| First Author | Renganathan M | Year | 2000 |
| Journal | J Neurophysiol | Volume | 84 |
| Issue | 2 | Pages | 710-8 |
| PubMed ID | 10938298 | Mgi Jnum | J:103971 |
| Mgi Id | MGI:3610927 | Doi | 10.1152/jn.2000.84.2.710 |
| Citation | Renganathan M, et al. (2000) alpha-SNS produces the slow TTX-resistant sodium current in large cutaneous afferent DRG neurons. J Neurophysiol 84(2):710-8 |
| abstractText | In this study, we used sensory neuron specific (SNS) sodium channel gene knockout (-/-) mice to ask whether SNS sodium channel produces the slow Na(+) current ('slow') in large (>40 microm diam) cutaneous afferent dorsal root ganglion (DRG) neurons. SNS wild-type (+/+) mice were used as controls. Retrograde Fluoro-Gold labeling permitted the definitive identification of cutaneous afferent neurons. Prepulse inactivation was used to separate the fast and slow Na(+) currents. Fifty-two percent of the large cutaneous afferent neurons isolated from SNS (+/+) mice expressed only fast-inactivating Na(+) currents ('fast'), and 48% expressed both fast and slow Na(+) currents. The fast and slow current densities were 0.90 +/- 0.12 and 0.39 +/- 0.16 nA/pF, respectively. Fast Na(+) currents were blocked completely by 300 nM tetrodotoxin (TTX), while slow Na(+) currents were resistant to 300 nM TTX, confirming that the slow Na(+) currents observed in large cutaneous DRG neurons are TTX-resistant (TTX-R). Slow Na(+) currents could not be detected in large cutaneous afferent neurons from SNS (-/-) mice; these cells expressed only fast Na(+) current, and it was blocked by 300 nM TTX. The fast Na(+) current density in SNS (-/-) neurons was 1.47 +/- 0. 14 nA/pF, approximately 60% higher than the current density observed in SNS (+/+) mice (P < 0.02).
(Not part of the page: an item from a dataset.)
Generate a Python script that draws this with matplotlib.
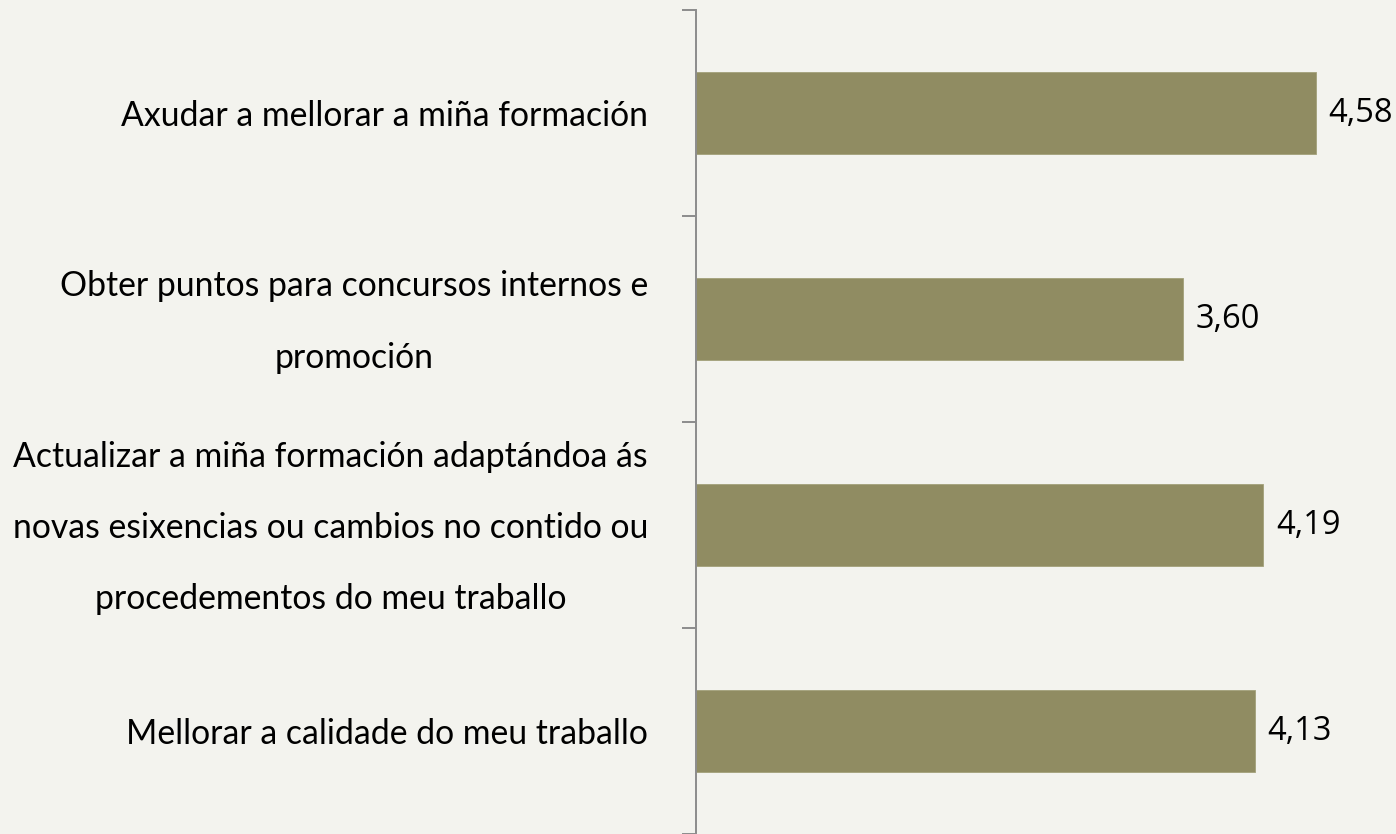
import matplotlib.pyplot as plt
import matplotlib.transforms as mtransforms

# -----------------------------
# Data
# -----------------------------
labels = [
    "Axudar a mellorar a miña formación",
    "Obter puntos para concursos internos e\npromoción",
    "Actualizar a miña formación adaptándoa ás\nnovas esixencias ou cambios no contido ou\nprocedementos do meu traballo",
    "Mellorar a calidade do meu traballo",
]
values = [4.58, 3.60, 4.19, 4.13]
value_text = ["4,58", "3,60", "4,19", "4,13"]

bg = "#f3f3ee"
bar_color = "#908c62"
axis_color = "#8c8c8c"

fig = plt.figure(figsize=(13.96, 8.34), dpi=100, facecolor=bg)
ax = fig.add_axes([696 / 1396, 0.0, (1373 - 696) / 1396, 1 - 10 / 834])
ax.set_facecolor(bg)

pos = list(range(len(labels)))
ax.barh(pos, values, height=0.4, color=bar_color, edgecolor="#a3a07a", linewidth=0.6)

ax.set_xlim(0, 5)
ax.set_ylim(len(labels) - 0.5, -0.5)

# category labels (drawn as text so multi-line ones are centred on the bar)
ax.set_yticks([])
base = mtransforms.blended_transform_factory(ax.transAxes, ax.transData)
tr = mtransforms.offset_copy(base, fig=fig, x=-48, y=-3, units="dots")
for p, lab in zip(pos, labels):
    ax.text(0, p, lab, transform=tr, ha="right", va="center",
            multialignment="center", linespacing=2.5,
            fontsize=24.3, family="Lato", color="black")

# boundary tick marks
ax.set_yticks([p - 0.5 for p in pos] + [len(labels) - 0.5], minor=True)
ax.tick_params(axis="y", which="minor", length=10, width=1.4, color=axis_color,
               direction="out")
ax.set_xticks([])

for s in ["top", "right", "bottom"]:
    ax.spines[s].set_visible(False)
ax.spines["left"].set_color(axis_color)
ax.spines["left"].set_linewidth(1.4)

# value labels
for p, v, t in zip(pos, values, value_text):
    ax.annotate(t, (v, p), xytext=(9, 0), textcoords="offset points",
                va="center", ha="left", fontsize=23.5, family="Open Sans",
                color="black")

fig.savefig("out.png", dpi=100, facecolor=bg)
A low-voltage-activated TTX-R Na(+) current ('persistent') observed in small C-type neurons is not present in large cutaneous afferent neurons from either SNS (+/+) or SNS (-/-) mice. These results show that the slow TTX-R Na(+) current in large cutaneous afferent DRG is produced by the SNS sodium channel. |